Por décadas, la incapacidad de buena parte de la izquierda latinoamericana para condenar los atropellos de la dictadura cubana fue evidencia de un doble rasero vergonzoso. A pesar de los groseros abusos a cualquier atisbo de disidencia, líderes simpatizantes del régimen apañaron el despotismo caribeño. La historia se repite ahora en Venezuela. Tras un cuarto de siglo en el poder, al régimen chavista no le quedaba ya mucha careta democrática por disimular, pero su reacción a las elecciones del mes pasado terminó de consolidar su imagen como una obscena dictadura. Desde entonces el régimen insiste en una burda farsa sobre la victoria de Nicolás Maduro que no pueden probar.

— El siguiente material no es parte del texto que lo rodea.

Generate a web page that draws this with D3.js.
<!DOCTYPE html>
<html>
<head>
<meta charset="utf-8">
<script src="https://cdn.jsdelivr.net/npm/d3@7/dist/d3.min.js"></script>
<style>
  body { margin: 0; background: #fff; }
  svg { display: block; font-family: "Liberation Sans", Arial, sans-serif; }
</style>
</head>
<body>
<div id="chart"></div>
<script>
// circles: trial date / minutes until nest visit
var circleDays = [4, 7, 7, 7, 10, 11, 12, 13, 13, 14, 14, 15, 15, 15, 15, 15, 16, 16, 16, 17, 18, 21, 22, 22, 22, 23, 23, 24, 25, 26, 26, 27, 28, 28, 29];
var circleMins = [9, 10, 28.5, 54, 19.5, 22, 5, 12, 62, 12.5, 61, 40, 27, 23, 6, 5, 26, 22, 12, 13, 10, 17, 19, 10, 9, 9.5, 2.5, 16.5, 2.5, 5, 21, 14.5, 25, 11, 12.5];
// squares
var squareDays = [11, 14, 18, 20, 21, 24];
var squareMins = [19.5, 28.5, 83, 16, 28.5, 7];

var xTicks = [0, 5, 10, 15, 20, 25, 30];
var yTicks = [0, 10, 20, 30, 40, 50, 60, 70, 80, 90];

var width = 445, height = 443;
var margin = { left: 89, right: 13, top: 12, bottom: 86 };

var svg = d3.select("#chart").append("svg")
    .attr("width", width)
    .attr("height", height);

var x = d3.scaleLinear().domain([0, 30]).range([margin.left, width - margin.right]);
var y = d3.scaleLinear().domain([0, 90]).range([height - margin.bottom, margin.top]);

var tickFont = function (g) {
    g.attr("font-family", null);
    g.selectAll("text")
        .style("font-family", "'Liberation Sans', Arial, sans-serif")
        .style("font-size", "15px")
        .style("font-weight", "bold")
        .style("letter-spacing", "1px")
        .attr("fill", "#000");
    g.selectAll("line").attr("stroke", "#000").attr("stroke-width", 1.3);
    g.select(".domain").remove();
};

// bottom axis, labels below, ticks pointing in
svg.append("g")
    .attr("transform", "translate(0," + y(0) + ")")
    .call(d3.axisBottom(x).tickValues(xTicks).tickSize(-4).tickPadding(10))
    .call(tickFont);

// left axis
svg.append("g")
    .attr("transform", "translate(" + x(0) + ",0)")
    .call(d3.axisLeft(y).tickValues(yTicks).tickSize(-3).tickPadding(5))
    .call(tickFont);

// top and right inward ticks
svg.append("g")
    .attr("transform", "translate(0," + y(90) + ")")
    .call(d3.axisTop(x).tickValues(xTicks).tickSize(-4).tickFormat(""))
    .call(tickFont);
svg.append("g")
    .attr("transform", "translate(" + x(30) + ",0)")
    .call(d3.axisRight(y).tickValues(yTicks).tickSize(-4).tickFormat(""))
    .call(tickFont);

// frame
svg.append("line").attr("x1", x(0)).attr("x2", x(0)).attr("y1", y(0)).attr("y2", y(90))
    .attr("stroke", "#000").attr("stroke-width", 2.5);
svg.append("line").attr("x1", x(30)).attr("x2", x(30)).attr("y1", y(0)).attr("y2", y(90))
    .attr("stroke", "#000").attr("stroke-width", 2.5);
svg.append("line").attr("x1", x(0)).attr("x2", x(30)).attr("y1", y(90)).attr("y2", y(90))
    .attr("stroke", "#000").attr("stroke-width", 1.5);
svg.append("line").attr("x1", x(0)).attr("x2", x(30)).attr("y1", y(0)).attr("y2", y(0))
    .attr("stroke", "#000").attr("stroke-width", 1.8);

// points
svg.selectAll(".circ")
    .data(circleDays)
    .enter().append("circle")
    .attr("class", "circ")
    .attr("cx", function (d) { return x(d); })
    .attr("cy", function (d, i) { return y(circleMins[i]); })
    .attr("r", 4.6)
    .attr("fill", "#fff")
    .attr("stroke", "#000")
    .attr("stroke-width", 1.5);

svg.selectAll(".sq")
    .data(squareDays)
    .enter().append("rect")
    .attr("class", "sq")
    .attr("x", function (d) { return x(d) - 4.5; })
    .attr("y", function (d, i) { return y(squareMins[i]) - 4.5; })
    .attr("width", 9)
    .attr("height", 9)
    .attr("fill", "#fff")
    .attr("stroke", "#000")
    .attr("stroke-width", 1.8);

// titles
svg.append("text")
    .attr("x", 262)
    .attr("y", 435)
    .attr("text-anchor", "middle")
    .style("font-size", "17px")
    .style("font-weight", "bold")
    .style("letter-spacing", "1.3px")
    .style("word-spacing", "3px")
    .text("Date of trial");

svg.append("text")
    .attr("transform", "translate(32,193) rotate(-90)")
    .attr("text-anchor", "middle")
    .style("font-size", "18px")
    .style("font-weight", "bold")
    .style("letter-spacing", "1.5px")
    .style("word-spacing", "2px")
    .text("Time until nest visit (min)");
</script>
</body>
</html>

Multitudinarias marchas llenaron las calles de Venezuela exigiendo el reconocimiento de Edmundo González Urrutia como presidente electo. En respuesta, el régimen ha apresado opositores e inventado cargos para mantenerlos detenidos. Para facilitar su represión, han puesto el foco en el sistema de justicia. El propósito es controlar las instituciones que puedan resultarles incómodas.

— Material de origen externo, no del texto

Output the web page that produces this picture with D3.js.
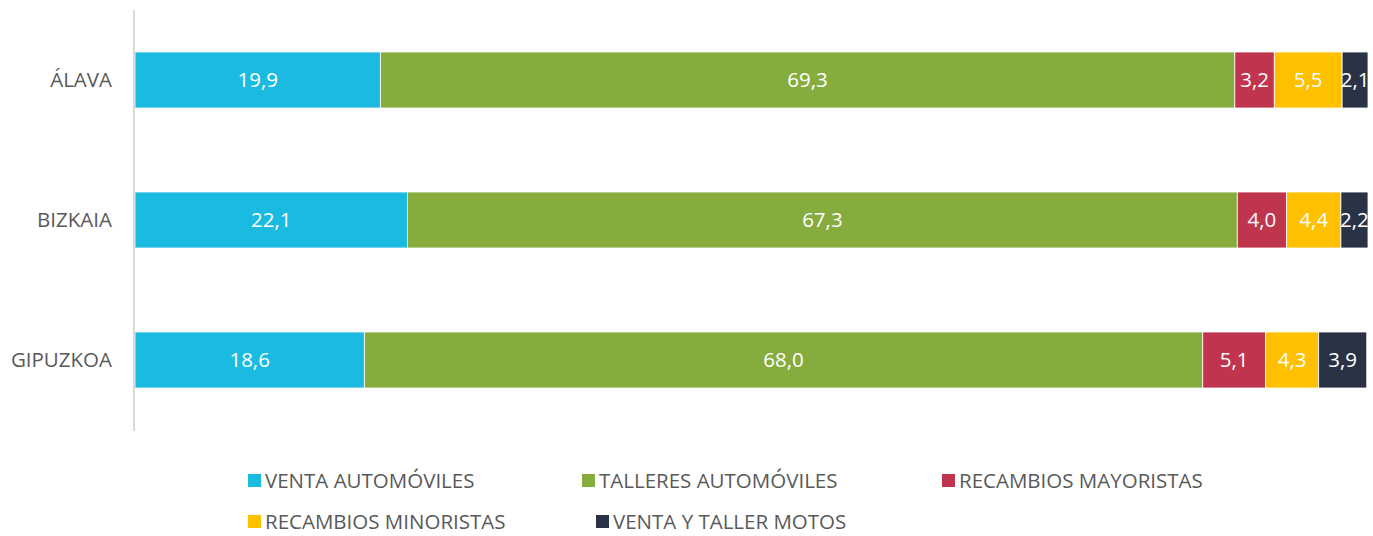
<!DOCTYPE html>
<html><head><meta charset="utf-8">
<script src="https://cdn.jsdelivr.net/npm/d3@7"></script>
<style>body{margin:0;background:#fff;} svg{display:block;font-family:"Open Sans",sans-serif;}</style>
</head><body>
<svg id="c" width="1373" height="536"></svg>
<script>
const categories = ["ÁLAVA", "BIZKAIA", "GIPUZKOA"];
const seriesNames = ["VENTA AUTOMÓVILES", "TALLERES AUTOMÓVILES", "RECAMBIOS MAYORISTAS", "RECAMBIOS MINORISTAS", "VENTA Y TALLER MOTOS"];
const ventaAutomoviles = [19.9, 22.1, 18.6];
const talleresAutomoviles = [69.3, 67.3, 68.0];
const recambiosMayoristas = [3.2, 4.0, 5.1];
const recambiosMinoristas = [5.5, 4.4, 4.3];
const ventaTallerMotos = [2.1, 2.2, 3.9];
const colors = ["#1BBAE0", "#87AC3E", "#C0344D", "#FFC000", "#2A3346"];

const seriesValues = [ventaAutomoviles, talleresAutomoviles, recambiosMayoristas, recambiosMinoristas, ventaTallerMotos];
const rows = categories.map((c, i) => {
  const o = {cat: c};
  seriesNames.forEach((s, j) => o[s] = seriesValues[j][i]);
  return o;
});
const stack = d3.stack().keys(seriesNames)(rows);

const svg = d3.select("#c");
const x = d3.scaleLinear().domain([0, 100]).range([135, 1368]);
const y = d3.scaleBand().domain(categories).range([10, 430]).paddingInner(0.6).paddingOuter(0.3);

const fmt = v => d3.format(".1f")(v).replace(".", ",");
const FS = 20.5;

stack.forEach((layer, j) => {
  const g = svg.append("g");
  g.selectAll("rect").data(layer).join("rect")
    .attr("x", d => x(d[0]))
    .attr("y", d => y(d.data.cat))
    .attr("width", d => x(d[1]) - x(d[0]))
    .attr("height", y.bandwidth())
    .attr("fill", colors[j])
    .attr("stroke", "#fff").attr("stroke-width", 0.8);
  g.selectAll("text").data(layer).join("text")
    .attr("x", d => (x(d[0]) + x(d[1])) / 2)
    .attr("y", d => y(d.data.cat) + y.bandwidth() / 2)
    .attr("dy", "0.35em")
    .attr("text-anchor", "middle")
    .attr("fill", "#fff")
    .attr("font-size", FS)
    .text(d => fmt(d[1] - d[0]));
});

// axis
const ax = svg.append("g").attr("transform", "translate(134,0)")
  .call(d3.axisLeft(y).tickSize(0).tickPadding(22));
ax.select(".domain").attr("stroke", "#D9D9D9").attr("stroke-width", 2).attr("d", "M0,10V431");
ax.selectAll("text").attr("font-size", FS).attr("fill", "#595959").attr("font-family", "Open Sans, sans-serif");

// legend
const legendPos = [[248, 481], [582, 481], [942, 481], [248, 522], [596, 522]];
const lg = svg.append("g").selectAll("g").data(seriesNames).join("g")
  .attr("transform", (d, i) => `translate(${legendPos[i][0]},${legendPos[i][1]})`);
lg.append("rect").attr("x", 0).attr("y", -7).attr("width", 13).attr("height", 13)
  .attr("fill", (d, i) => colors[i]);
lg.append("text").attr("x", 17).attr("dy", "0.35em").attr("font-size", FS).attr("fill", "#595959")
  .text(d => d);
</script>
</body></html>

Como era previsible, Bolivia y Nicaragua no han dejado de apoyar a Maduro, pero no olvidemos el triste papel de los presidentes de México, Colombia y Brasil. Este último se refirió al chavismo como un “régimen muy desagradable, con tendencia autoritaria”. En su aparente intento mediador, le han dado oxígeno al régimen chavista para continuar atropellando la voluntad de sus ciudadanos. El papa Francisco ha optado por una tibieza estratégica similar. Insistir en que el régimen todavía está a tiempo de mostrar las actas que validen su victoria o que se deberían llevar a cabo nuevas elecciones es un insulto para Venezuela y para las democracias de los países que presiden. La única negociación válida es sobre la forma en la que Maduro y sus secuaces dejarán el poder, y esto tendría que ser mucho más temprano que tarde. Entre los gobernantes más cercanos a la izquierda, el caso de Gabriel Boric, presidente de Chile y quien ha desconocido los resultados electorales de Venezuela, es una honrosa excepción.
Mientras más tiempo transcurra, más difícil será para los ganadores de los comicios hacer valer el voto de la mayoría de los ciudadanos. El régimen se aferra al poder con lo que le queda y eso implica avanzar hacia el control total de la sociedad venezolana. Convalidar esa ruta –de la que ya no hay marcha atrás– no es propio de países aliados, porque el tinte político del gobierno no debería importar cuando los principios democráticos más elementales están en juego. Pero no todos lo entienden así.